High School Graduation-1959
High School Graduation-1959
zdroj: album pamätníčky

Judita Stavrovská was born on May 27, 1942, on the day of assassination of Heydrich. Her parents, Elena and Ladislav Feledi were of a Jewish descent and that’s why only few days after Judita’s birth, when the second transport from Liptovský Mikuláš took place, the Hlinka Guard came to take her mother away. A doctor saved Judita and her mother from the guards, but later, both parents were deported to the Nováky labor camp. Later on, their little girl was also sent to Nováky, where they stayed until liberation by the partisans during the Slovak National Uprising. The family fled to the village of Baláže near Banská Bystrica, which was nearly at the end of the war, on March 19, 1945, burnt-out by the Nazis.

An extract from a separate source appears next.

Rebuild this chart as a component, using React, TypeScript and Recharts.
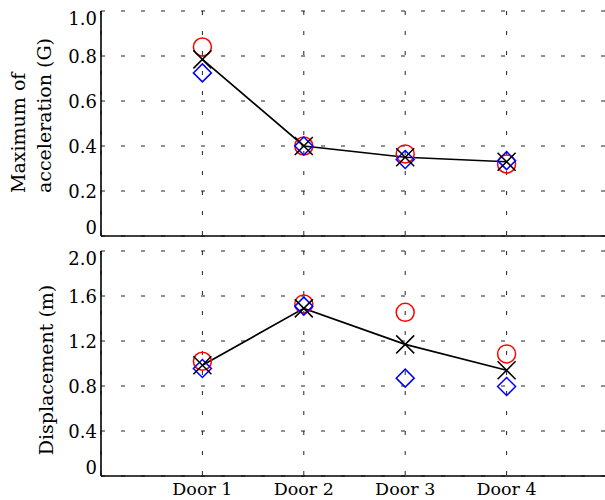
import { ComposedChart, Line, XAxis, YAxis, CartesianGrid } from 'recharts'

// ─── data ───────────────────────────────────────────────
const DOORS = ['Door 1', 'Door 2', 'Door 3', 'Door 4']

const ACC_TICKS = [0, 0.2, 0.4, 0.6, 0.8, 1.0]
const ACC_CIRCLE = [0.84, 0.40, 0.365, 0.32]
const ACC_DIAMOND = [0.725, 0.40, 0.34, 0.335]
const ACC_CROSS = [0.785, 0.40, 0.35, 0.33]

const DISP_TICKS = [0, 0.4, 0.8, 1.2, 1.6, 2.0]
const DISP_CIRCLE = [1.02, 1.53, 1.455, 1.085]
const DISP_DIAMOND = [0.955, 1.51, 0.87, 0.795]
const DISP_CROSS = [0.985, 1.49, 1.17, 0.94]

const X_TICKS = [1, 2, 3, 4]
const X_DOMAIN: [number, number] = [0, 5]

const FONT = '"DejaVu Serif", serif'

const rows = (circle: number[], diamond: number[], cross: number[]) =>
  DOORS.map((_, i) => ({ x: i + 1, circle: circle[i], diamond: diamond[i], cross: cross[i] }))

const accData = rows(ACC_CIRCLE, ACC_DIAMOND, ACC_CROSS)
const dispData = rows(DISP_CIRCLE, DISP_DIAMOND, DISP_CROSS)

// ─── markers ────────────────────────────────────────────
const M = 9

const circleDot = (p: any) => (
  <circle key={`c-${p.index}`} cx={p.cx} cy={p.cy} r={M} fill="none" stroke="#ff0000" strokeWidth={1.5} />
)

const diamondDot = (p: any) => (
  <path key={`d-${p.index}`}
    d={`M${p.cx},${p.cy - M}L${p.cx + M},${p.cy}L${p.cx},${p.cy + M}L${p.cx - M},${p.cy}Z`}
    fill="none" stroke="#0000ff" strokeWidth={1.5} />
)

const crossDot = (p: any) => (
  <path key={`x-${p.index}`}
    d={`M${p.cx - M},${p.cy - M}L${p.cx + M},${p.cy + M}M${p.cx - M},${p.cy + M}L${p.cx + M},${p.cy - M}`}
    fill="none" stroke="#000" strokeWidth={1.5} />
)

// ─── ticks ──────────────────────────────────────────────
const makeYTick = (ticks: number[], fmt: (v: number) => string) => (props: any) => {
  const { x, y, payload } = props
  const i = ticks.indexOf(payload.value)
  const shift = i === 0 ? -8 : i === ticks.length - 1 ? 8 : 1
  return (
    <text x={x} y={y + shift} dy="0.36em" textAnchor="end" fontFamily={FONT} fontSize={18} fill="#000">
      {fmt(payload.value)}
    </text>
  )
}

const fmtTick = (v: number) => (v === 0 ? '0' : v.toFixed(1))

const DoorTick = (props: any) => {
  const { x, y, payload } = props
  return (
    <text x={x} y={y} dy={13} textAnchor="middle" fontFamily={FONT} fontSize={17.5} fill="#000">
      {DOORS[payload.value - 1]}
    </text>
  )
}

// top panel keeps its x ticks (for the grid) but draws no labels
const EmptyTick = () => <g />

// ─── panel ──────────────────────────────────────────────
interface PanelProps {
  data: { x: number; circle: number; diamond: number; cross: number }[]
  ticks: number[]
  height: number
  showDoors?: boolean
}

function Panel({ data, ticks, height, showDoors }: PanelProps) {
  return (
    <ComposedChart width={612} height={height} data={data} margin={{ top: 11, right: 4, left: 0, bottom: 0 }}>
      <CartesianGrid stroke="#222" strokeDasharray="4 16" />
      <XAxis dataKey="x" type="number" domain={X_DOMAIN} ticks={X_TICKS} height={showDoors ? 24 : 4}
        axisLine={{ stroke: '#000', strokeWidth: 1.6 }} tickLine={false} tickSize={0} tickMargin={6}
        tick={showDoors ? DoorTick : EmptyTick} interval={0} />
      <XAxis xAxisId="top" orientation="top" dataKey="x" type="number" domain={X_DOMAIN} height={0}
        axisLine={{ stroke: '#000', strokeWidth: 1.6 }} tickLine={false} tick={false} />
      <YAxis type="number" domain={[ticks[0], ticks[ticks.length - 1]]} ticks={ticks} width={101}
        axisLine={{ stroke: '#000', strokeWidth: 1.6 }} tickLine={false} tickSize={0} tickMargin={4}
        tick={makeYTick(ticks, fmtTick)} interval={0} />
      <Line dataKey="circle" stroke="none" dot={circleDot} activeDot={false} isAnimationActive={false} />
      <Line dataKey="diamond" stroke="none" dot={diamondDot} activeDot={false} isAnimationActive={false} />
      <Line dataKey="cross" type="linear" stroke="#000" strokeWidth={1.7} dot={crossDot}
        activeDot={false} isAnimationActive={false} />
    </ComposedChart>
  )
}

export default function App() {
  return (
    <div style={{ position: 'absolute', left: 0, top: 0, width: 605, height: 500, overflow: 'hidden', background: '#fff' }}>
      <div style={{ position: 'absolute', left: 0, top: 0 }}>
        <Panel data={accData} ticks={ACC_TICKS} height={240} />
      </div>
      <div style={{ position: 'absolute', left: 0, top: 240 }}>
        <Panel data={dispData} ticks={DISP_TICKS} height={260} showDoors />
      </div>
      <svg width={605} height={500} style={{ position: 'absolute', left: 0, top: 0, pointerEvents: 'none' }}>
        <g fontFamily={FONT} fontSize={19} fill="#000">
          <text x={25} y={193} transform="rotate(-90 25 193)" textAnchor="start">Maximum of</text>
          <text x={51} y={193} transform="rotate(-90 51 193)" textAnchor="start">acceleration (G)</text>
          <text x={53} y={370} transform="rotate(-90 53 370)" textAnchor="middle">Displacement (m)</text>
        </g>
      </svg>
    </div>
  )
}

The parents and little Judita ran to hide into the mountains above the village, where they waited until the Romanian Army liberated them. After the war, the Feledi family regained their prior-owned house and in early 1950 they moved to Bratislava. In 1952 during the trial with Rudolf Slánský, Judita’s father was dismissed from his job and her uncle, Eduard Goldstücker was persecuted by the communist regime. In 1964 Judita met her future husband and after the Warsaw Pact invasion in 1968, they emigrated to the USA.